Bucci's works are in numerous collections, including the Mississippi Department of Archives and History, Arkansas Arts Center, Memphis Brooks Museum of Art, Mississippi Museum of Art, Ogden Museum of Southern Art, Florence Art Gallery and The Johnson Collection in South Carolina, Delta State University, Hinds Community College and Mississippi University for Women.

In 2021, the Mississippi Department of Archives and History established the Andrew Bucci Collection comprising Bucci's scrapbooks, student sketchbooks and artwork, photos, and other materials donated to MDAH by Bucci's estate. In January 2022, MDAH featured a selection of sketchbooks, artwork and photos from the Andrew Bucci Collection in the exhibit, "Emerging Grace: Andrew Bucci's Early Works."

In 2007 Bucci donated a number of materials to the Smithsonian Archives of American Art.

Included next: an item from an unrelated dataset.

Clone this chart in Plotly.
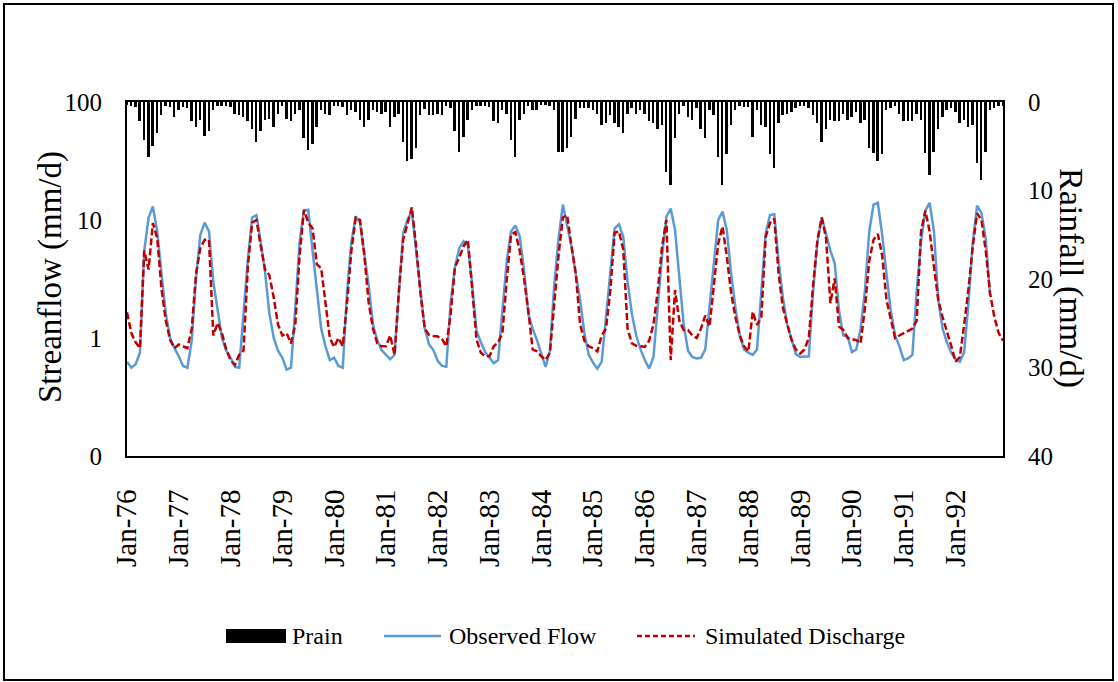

The archive includes several of his own works of art, six figure drawings with fellow student H.C. Westermann modeling from a life drawing class at the School of the Art Institute of Chicago, 1947–48; letters, postcards, and handmade holiday cards to Bucci from artists Anna P. Baker, Marie Hull, Dan Flavin, and Hosford Fontaine; and printed material regarding the artists and the Allison's Wells art colony.

From May 26 to August 29, 2015, Belhaven University presented "Andrew Bucci: Rediscovered," a retrospective exhibition featuring works from Bucci's personal collection, predominantly oil paintings on canvas, spanning from the early 1950s to 2014. A catalogue produced for the exhibition features photographs of Bucci and his artwork by James Patterson.

==Death==
Bucci died on November 16, 2014, shortly after resettling in Vicksburg, Mississippi.